Remember the days in which you created ramdisks in DOS back in the 80s? Well, those days still exist. Debian creates a ramdisk every time you start the operating system and it’s not reserved as an exclusive system function. You can create as many of them as you have RAM for.
Personally, I have 64GB of RAM in my server I named [faun] and when I want to experiment with something that I don’t want permanently written to disk, I use a ramdisk. It’s safe that way.

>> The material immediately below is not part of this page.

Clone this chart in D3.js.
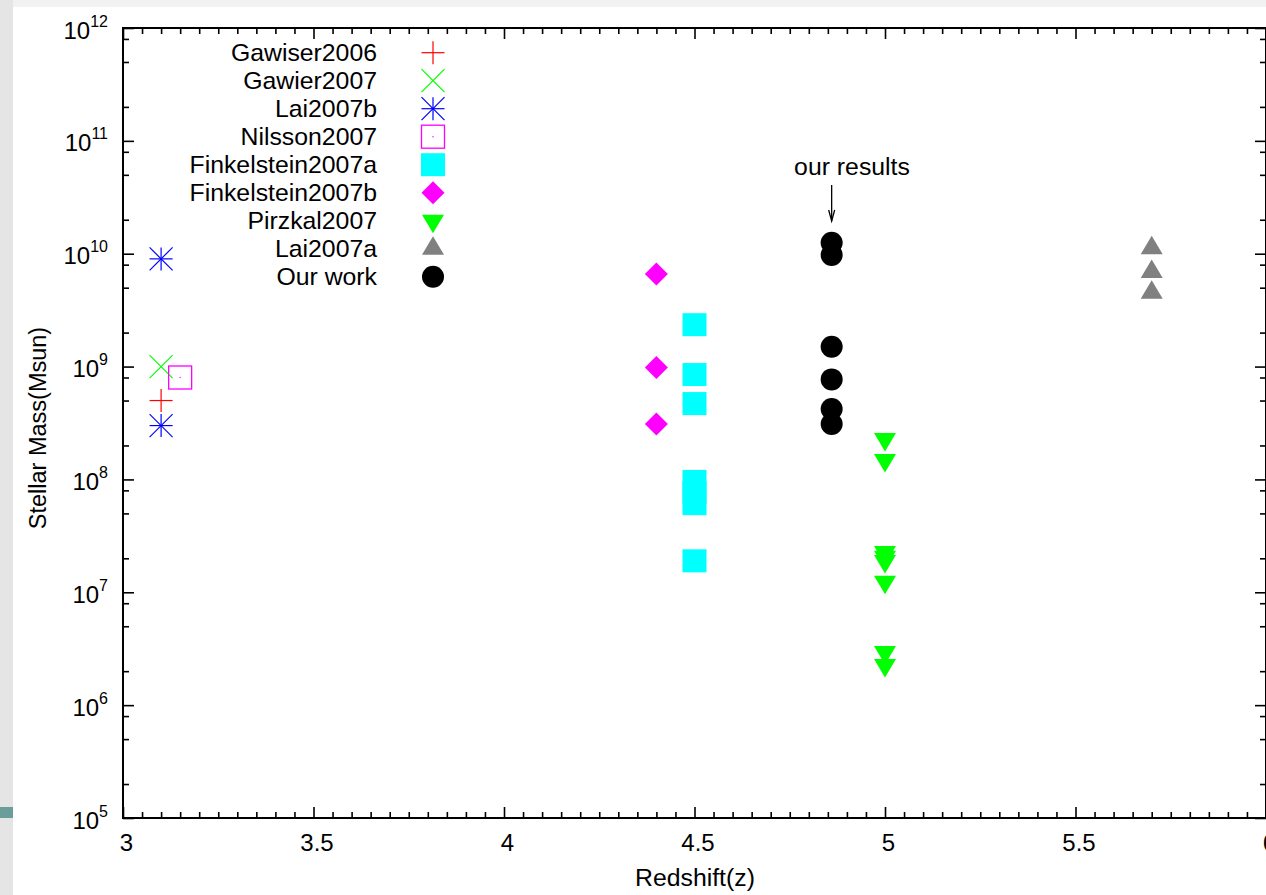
<!DOCTYPE html>
<html>
<head>
<meta charset="utf-8">
<script src="https://cdn.jsdelivr.net/npm/d3@7"></script>
<style>
  html, body { margin: 0; padding: 0; background: #ffffff; }
  svg { display: block; }
  text { font-family: "Liberation Sans", Arial, sans-serif; fill: #000; }
</style>
</head>
<body>
<svg id="chart" width="1266" height="895"></svg>
<script>
// ---------------- DATA ----------------
const seriesNames = ["Gawiser2006", "Gawier2007", "Lai2007b", "Nilsson2007",
  "Finkelstein2007a", "Finkelstein2007b", "Pirzkal2007", "Lai2007a", "Our work"];

const gawiser2006Z = [3.1];
const gawiser2006M = [5e8];
const gawier2007Z = [3.1];
const gawier2007M = [1e9];
const lai2007bZ = [3.1, 3.1];
const lai2007bM = [9e9, 3e8];
const nilsson2007Z = [3.15];
const nilsson2007M = [8e8];
const finkelstein2007aZ = [4.5, 4.5, 4.5, 4.5, 4.5, 4.5, 4.5];
const finkelstein2007aM = [2.35e9, 8.5e8, 4.7e8, 9.6e7, 7.6e7, 6.1e7, 1.9e7];
const finkelstein2007bZ = [4.4, 4.4, 4.4];
const finkelstein2007bM = [6.6e9, 9.8e8, 3.1e8];
const pirzkal2007Z = [5, 5, 5, 5, 5, 5, 5, 5];
const pirzkal2007M = [2.28e8, 1.49e8, 2.27e7, 2.07e7, 1.89e7, 1.24e7, 2.96e6, 2.27e6];
const lai2007aZ = [5.7, 5.7, 5.7];
const lai2007aM = [1.12e10, 6.9e9, 4.5e9];
const ourWorkZ = [4.86, 4.86, 4.86, 4.86, 4.86, 4.86];
const ourWorkM = [1.25e10, 9.75e9, 1.5e9, 7.7e8, 4.2e8, 3.1e8];

const xMajorTicks = [3, 3.5, 4, 4.5, 5, 5.5, 6];
const xTickLabels = ["3", "3.5", "4", "4.5", "5", "5.5", "6"];
const yExponents = [5, 6, 7, 8, 9, 10, 11, 12];
const annotationText = "our results";
const annotationZ = 4.86;
const xTitle = "Redshift(z)";
const yTitle = "Stellar Mass(Msun)";

// ---------------- SETUP ----------------
const svg = d3.select("#chart");
const W = 1266, H = 895;
const pL = 123, pR = 1266, pT = 28, pB = 818;

// slide-like background decorations
svg.append("rect").attr("x", 0).attr("y", 0).attr("width", W).attr("height", 7).attr("fill", "#f2f2f2");
svg.append("rect").attr("x", 0).attr("y", 0).attr("width", 13).attr("height", H).attr("fill", "#e5e5e5");
svg.append("rect").attr("x", 0).attr("y", 807).attr("width", 13).attr("height", 11).attr("fill", "#6b9e9b");

const x = d3.scaleLinear().domain([3, 6]).range([pL, pR]);
const y = d3.scaleLog().domain([1e5, 1e12]).range([pB, pT]);

const xMinor = d3.range(0, 61).map(i => 3 + i * 0.05).filter(v => Math.abs(v * 2 - Math.round(v * 2)) > 1e-6);
const yMajor = yExponents.map(e => Math.pow(10, e));
const yMinor = [];
yExponents.slice(0, -1).forEach(e => [2, 5, 8].forEach(m => yMinor.push(m * Math.pow(10, e))));

const axisG = svg.append("g");
const styleAxis = g => {
  g.select(".domain").remove();
  g.selectAll(".tick line").attr("stroke", "#000").attr("stroke-width", 1.6);
};

// bottom axis
axisG.append("g").attr("transform", `translate(0,${pB})`)
  .call(d3.axisBottom(x).tickValues(xMajorTicks).tickSize(-11).tickPadding(16)
    .tickFormat((d, i) => xTickLabels[i]))
  .call(styleAxis)
  .call(g => g.selectAll("text").attr("font-size", 24).attr("x", 3)
    .style("font-family", '"Liberation Sans", Arial, sans-serif').attr("fill", "#000"));
axisG.append("g").attr("transform", `translate(0,${pB})`)
  .call(d3.axisBottom(x).tickValues(xMinor).tickSize(-6).tickFormat(""))
  .call(styleAxis);
// top axis
axisG.append("g").attr("transform", `translate(0,${pT})`)
  .call(d3.axisTop(x).tickValues(xMajorTicks).tickSize(-11).tickFormat(""))
  .call(styleAxis);
axisG.append("g").attr("transform", `translate(0,${pT})`)
  .call(d3.axisTop(x).tickValues(xMinor).tickSize(-6).tickFormat(""))
  .call(styleAxis);
// left axis
axisG.append("g").attr("transform", `translate(${pL},0)`)
  .call(d3.axisLeft(y).tickValues(yMajor).tickSize(-11).tickPadding(15).tickFormat(""))
  .call(styleAxis)
  .call(g => g.selectAll(".tick text").each(function(d) {
    const t = d3.select(this).attr("font-size", 24).attr("dy", "0.42em")
      .style("font-family", '"Liberation Sans", Arial, sans-serif').attr("fill", "#000");
    t.text(null);
    t.append("tspan").text("10");
    t.append("tspan").attr("dy", -12).attr("font-size", 16).text(String(Math.round(Math.log10(d))));
  }));
axisG.append("g").attr("transform", `translate(${pL},0)`)
  .call(d3.axisLeft(y).tickValues(yMinor).tickSize(-6).tickFormat(""))
  .call(styleAxis);
// right axis
axisG.append("g").attr("transform", `translate(${pR},0)`)
  .call(d3.axisRight(y).tickValues(yMajor).tickSize(-11).tickFormat(""))
  .call(styleAxis);
axisG.append("g").attr("transform", `translate(${pR},0)`)
  .call(d3.axisRight(y).tickValues(yMinor).tickSize(-6).tickFormat(""))
  .call(styleAxis);

// border
svg.append("rect").attr("x", pL).attr("y", pT).attr("width", pR - pL).attr("height", pB - pT)
  .attr("fill", "none").attr("stroke", "#000").attr("stroke-width", 2);

// axis titles
svg.append("text").attr("x", 695).attr("y", 886).attr("text-anchor", "middle")
  .attr("font-size", 24.8).text(xTitle);
svg.append("text").attr("transform", "translate(46,428) rotate(-90)").attr("text-anchor", "middle")
  .attr("font-size", 23.5).text(yTitle);

// ---------------- SYMBOLS ----------------
const S = 11.5; // half size
function drawPlus(g, color) {
  g.append("line").attr("x1", -S).attr("x2", S).attr("y1", 0).attr("y2", 0).attr("stroke", color).attr("stroke-width", 1.2);
  g.append("line").attr("x1", 0).attr("x2", 0).attr("y1", -S).attr("y2", S).attr("stroke", color).attr("stroke-width", 1.2);
}
function drawCross(g, color) {
  g.append("line").attr("x1", -S).attr("x2", S).attr("y1", -S).attr("y2", S).attr("stroke", color).attr("stroke-width", 1.2);
  g.append("line").attr("x1", -S).attr("x2", S).attr("y1", S).attr("y2", -S).attr("stroke", color).attr("stroke-width", 1.2);
}
const symbolDrawers = {
  plus: (g, c) => drawPlus(g, c),
  cross: (g, c) => drawCross(g, c),
  star: (g, c) => { drawPlus(g, c); drawCross(g, c); },
  openSquare: (g, c) => {
    g.append("rect").attr("x", -S).attr("y", -S).attr("width", 2 * S).attr("height", 2 * S)
      .attr("fill", "none").attr("stroke", c).attr("stroke-width", 1.3);
    g.append("rect").attr("x", -0.6).attr("y", -0.6).attr("width", 1.2).attr("height", 1.2).attr("fill", c);
  },
  fillSquare: (g, c) => {
    g.append("rect").attr("x", -12).attr("y", -11.5).attr("width", 24).attr("height", 23).attr("fill", c);
  },
  diamond: (g, c) => {
    g.append("path").attr("d", "M0,-11.5L11.5,0L0,11.5L-11.5,0Z").attr("fill", c);
  },
  triDown: (g, c) => {
    g.append("path").attr("d", "M-11,-6L11,-6L0,12.5Z").attr("fill", c);
  },
  triUp: (g, c) => {
    g.append("path").attr("d", "M-11,6L11,6L0,-12.5Z").attr("fill", c);
  },
  circle: (g, c) => {
    g.append("circle").attr("r", 11).attr("fill", c);
  }
};

const series = [
  { name: seriesNames[0], z: gawiser2006Z, m: gawiser2006M, sym: "plus", color: "#ff0000" },
  { name: seriesNames[1], z: gawier2007Z, m: gawier2007M, sym: "cross", color: "#00ff00" },
  { name: seriesNames[2], z: lai2007bZ, m: lai2007bM, sym: "star", color: "#0000ff" },
  { name: seriesNames[3], z: nilsson2007Z, m: nilsson2007M, sym: "openSquare", color: "#ff00ff" },
  { name: seriesNames[4], z: finkelstein2007aZ, m: finkelstein2007aM, sym: "fillSquare", color: "#00ffff" },
  { name: seriesNames[5], z: finkelstein2007bZ, m: finkelstein2007bM, sym: "diamond", color: "#ff00ff" },
  { name: seriesNames[6], z: pirzkal2007Z, m: pirzkal2007M, sym: "triDown", color: "#00ff00" },
  { name: seriesNames[7], z: lai2007aZ, m: lai2007aM, sym: "triUp", color: "#808080" },
  { name: seriesNames[8], z: ourWorkZ, m: ourWorkM, sym: "circle", color: "#000000" }
];

const plotG = svg.append("g");
series.forEach(s => {
  s.z.forEach((zv, i) => {
    const g = plotG.append("g").attr("transform", `translate(${x(zv)},${y(s.m[i])})`);
    symbolDrawers[s.sym](g, s.color);
  });
});

// legend
const legG = svg.append("g");
series.forEach((s, i) => {
  const ry = 52.7 + i * 28;
  legG.append("text").attr("x", 377).attr("y", ry).attr("dy", "0.35em").attr("text-anchor", "end")
    .attr("font-size", 24.8).text(s.name);
  const g = legG.append("g").attr("transform", `translate(433,${ry})`);
  symbolDrawers[s.sym](g, s.color);
});

// annotation
const ax = x(annotationZ);
svg.append("text").attr("x", 852).attr("y", 175).attr("text-anchor", "middle").attr("font-size", 24.8).text(annotationText);
svg.append("line").attr("x1", ax).attr("x2", ax).attr("y1", 185).attr("y2", 221).attr("stroke", "#000").attr("stroke-width", 1.3);
svg.append("path").attr("d", `M${ax - 3},${210}L${ax},${221}L${ax + 3},${210}`).attr("fill", "none").attr("stroke", "#000").attr("stroke-width", 1.3);
</script>
</body>
</html>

If you’d like to create one, su into root and follow these instructions. First, create the directory.
# mkdir /memdisk
You can name it whatever you want, but I call mine memdisk. Now let’s figure out how large we want our disk. Let’s start with something small. Very small. Let’s say 1GB. When we write out the line to create it, it’ll be in MB, not GB so let’s get our bits-to-byte ratios correct. 1GB equals 1024MB. So let’s write that.
# mount -t tmpfs -osize=1024m tmpfs /memdisk
Do you see what I did there? If you have enough RAM, go larger. How about 4GB?
# mount -t tmpfs -osize=4096m tmpfs /memdisk
8GB is a good size if you’re playing with git.
# mount -t tmpfs -osize=8192m tmpfs /memdisk
Personally, I do 16GB or 32GB depending upon what I’m testing.
# mount -t tmpfs -osize=16384m tmpfs /memdisk # mount -t tmpfs -osize=32768m tmpfs /memdisk
But you can go as low as 64MB.
# mount -t tmpfs -osize=64m tmpfs /memdisk
As long as the size of your ramdisk is calculated correctly, you can make it almost any size you want. Experiment. Play. Hack!